DATA SEGMENT:
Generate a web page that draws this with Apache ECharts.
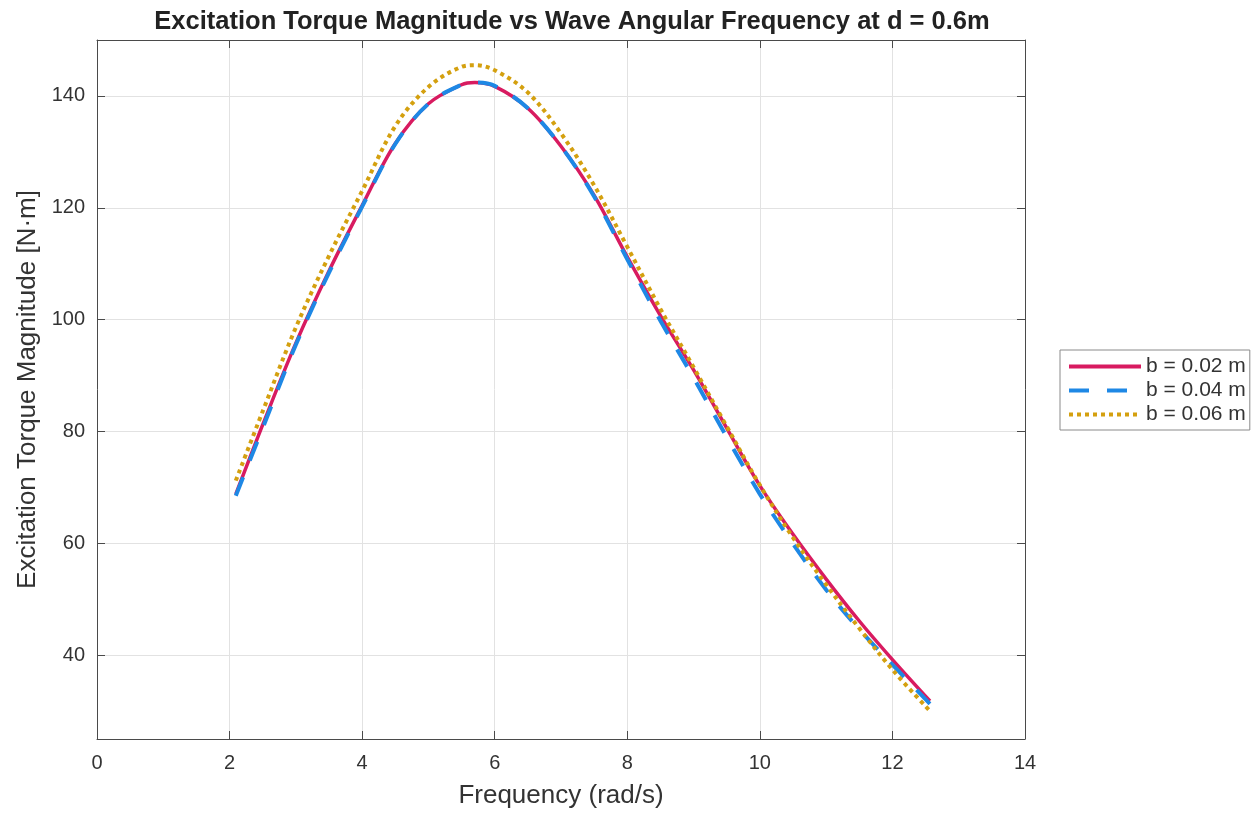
<!DOCTYPE html>
<html>
<head>
<meta charset="utf-8">
<script src="https://cdn.jsdelivr.net/npm/echarts@6/dist/echarts.min.js"></script>
<style>
html,body{margin:0;padding:0;background:#fff;}
#chart{width:1257px;height:814px;}
</style>
</head>
<body>
<div id="chart"></div>
<script>
const freq = [2.094, 2.5, 3, 3.5, 4, 4.5, 5, 5.5, 5.7, 6, 6.5, 7, 7.5, 8, 8.5, 9, 9.5, 10, 10.5, 11, 11.5, 12, 12.566];
const torqueB002 = [68.8, 81.2, 95.8, 108.7, 120.4, 131.5, 138.6, 142.0, 142.4, 141.7, 137.8, 131.0, 122.2, 111.2, 100.7, 91.0, 80.6, 70.3, 61.6, 53.6, 46.1, 39.2, 31.8];
const torqueB004 = [68.5, 80.6, 95.5, 108.4, 120.2, 131.4, 138.6, 142.0, 142.4, 141.8, 137.8, 131.0, 122.0, 110.8, 99.8, 89.6, 79.0, 68.8, 59.9, 51.7, 44.6, 38.3, 31.3];
const torqueB006 = [71.2, 83.6, 98.6, 111.4, 123.0, 134.6, 141.6, 145.2, 145.5, 144.6, 140.6, 133.3, 124.0, 113.0, 101.9, 91.5, 80.9, 70.4, 61.0, 52.6, 44.8, 37.4, 30.0];
const seriesNames = ['b = 0.02 m', 'b = 0.04 m', 'b = 0.06 m'];
const yTicks = [40, 60, 80, 100, 120, 140];
const xTicks = [0, 2, 4, 6, 8, 10, 12, 14];

const pair = (ys) => freq.map((x, i) => [x, ys[i]]);
const axisCol = '#4a4a4a';
const textCol = '#333333';
const font = 'Liberation Sans, Arial, sans-serif';

const chart = echarts.init(document.getElementById('chart'));
chart.setOption({
  backgroundColor: '#fff',
  animation: false,
  title: {
    text: 'Excitation Torque Magnitude vs Wave Angular Frequency at d = 0.6m',
    left: 567, top: 4, textAlign: 'center',
    textStyle: {fontFamily: font, fontSize: 25.5, fontWeight: 'bold', color: '#222'}
  },
  legend: {
    orient: 'vertical', left: 1060, top: 350,
    itemWidth: 72, itemHeight: 14, itemGap: 3,
    padding: [6, 4, 5, 7],
    borderColor: '#8a8a8a', borderWidth: 1,
    itemStyle: {opacity: 0},
    lineStyle: {width: 4},
    textStyle: {fontFamily: font, fontSize: 21, color: textCol},
    data: seriesNames
  },
  grid: {left: 97, right: 232, top: 40, bottom: 73, containLabel: false},
  xAxis: [{
    type: 'value', min: 0, max: 14, interval: 2, position: 'bottom',
    name: 'Frequency (rad/s)', nameLocation: 'middle', nameGap: 44,
    nameTextStyle: {fontFamily: font, fontSize: 26, color: textCol},
    axisLine: {show: true, onZero: false, lineStyle: {color: axisCol, width: 1}},
    axisTick: {show: true, inside: true, length: 8, lineStyle: {color: axisCol}},
    axisLabel: {fontFamily: font, fontSize: 20, color: textCol, margin: 14, formatter: (v) => xTicks.includes(v) ? String(v) : ''},
    splitLine: {show: true, lineStyle: {color: '#e2e2e2', width: 1}}
  }, {
    type: 'value', min: 0, max: 14, interval: 2, position: 'top',
    axisLine: {show: true, onZero: false, lineStyle: {color: axisCol, width: 1}},
    axisTick: {show: true, inside: true, length: 8, lineStyle: {color: axisCol}},
    axisLabel: {show: false}, splitLine: {show: false}
  }],
  yAxis: [{
    type: 'value', min: 25, max: 150, position: 'left',
    name: 'Excitation Torque Magnitude [N·m]', nameLocation: 'middle', nameGap: 56,
    nameTextStyle: {fontFamily: font, fontSize: 26, color: textCol},
    axisLine: {show: true, onZero: false, lineStyle: {color: axisCol, width: 1}},
    axisTick: {show: true, inside: true, length: 8, customValues: yTicks, lineStyle: {color: axisCol}},
    axisLabel: {fontFamily: font, fontSize: 20, color: textCol, margin: 12, customValues: yTicks},
    splitLine: {show: true, lineStyle: {color: '#e2e2e2', width: 1}}
  }, {
    type: 'value', min: 25, max: 150, position: 'right',
    axisLine: {show: true, onZero: false, lineStyle: {color: axisCol, width: 1}},
    axisTick: {show: true, inside: true, length: 8, customValues: yTicks, lineStyle: {color: axisCol}},
    axisLabel: {show: false, customValues: yTicks}, splitLine: {show: false}
  }],
  series: [{
    name: seriesNames[0], type: 'line', data: pair(torqueB002), smooth: 0.35,
    showSymbol: false, symbol: 'none', color: '#D81B60',
    lineStyle: {color: '#D81B60', width: 3.5}
  }, {
    name: seriesNames[1], type: 'line', data: pair(torqueB004), smooth: 0.35,
    showSymbol: false, symbol: 'none', color: '#1E88E5',
    lineStyle: {color: '#1E88E5', width: 4, type: [20, 18], cap: 'butt'}
  }, {
    name: seriesNames[2], type: 'line', data: pair(torqueB006), smooth: 0.35,
    showSymbol: false, symbol: 'none', color: '#D4A00F',
    lineStyle: {color: '#D4A00F', width: 4, type: [4, 4], cap: 'butt'}
  }]
});
</script>
</body>
</html>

EXERCISE OBJECTIVE:
Only lines belong in the copy: transcribe those from the start of the data through the line that contains "const font = 'Liberation", and skip the pictures.

RESPONSE TO THE EXERCISE:
Generate a web page that draws this with Apache ECharts.
<!DOCTYPE html>
<html>
<head>
<meta charset="utf-8">
<script src="https://cdn.jsdelivr.net/npm/echarts@6/dist/echarts.min.js"></script>
<style>
html,body{margin:0;padding:0;background:#fff;}
#chart{width:1257px;height:814px;}
</style>
</head>
<body>
<div id="chart"></div>
<script>
const freq = [2.094, 2.5, 3, 3.5, 4, 4.5, 5, 5.5, 5.7, 6, 6.5, 7, 7.5, 8, 8.5, 9, 9.5, 10, 10.5, 11, 11.5, 12, 12.566];
const torqueB002 = [68.8, 81.2, 95.8, 108.7, 120.4, 131.5, 138.6, 142.0, 142.4, 141.7, 137.8, 131.0, 122.2, 111.2, 100.7, 91.0, 80.6, 70.3, 61.6, 53.6, 46.1, 39.2, 31.8];
const torqueB004 = [68.5, 80.6, 95.5, 108.4, 120.2, 131.4, 138.6, 142.0, 142.4, 141.8, 137.8, 131.0, 122.0, 110.8, 99.8, 89.6, 79.0, 68.8, 59.9, 51.7, 44.6, 38.3, 31.3];
const torqueB006 = [71.2, 83.6, 98.6, 111.4, 123.0, 134.6, 141.6, 145.2, 145.5, 144.6, 140.6, 133.3, 124.0, 113.0, 101.9, 91.5, 80.9, 70.4, 61.0, 52.6, 44.8, 37.4, 30.0];
const seriesNames = ['b = 0.02 m', 'b = 0.04 m', 'b = 0.06 m'];
const yTicks = [40, 60, 80, 100, 120, 140];
const xTicks = [0, 2, 4, 6, 8, 10, 12, 14];

const pair = (ys) => freq.map((x, i) => [x, ys[i]]);
const axisCol = '#4a4a4a';
const textCol = '#333333';
const font = 'Liberation Sans, Arial, sans-serif';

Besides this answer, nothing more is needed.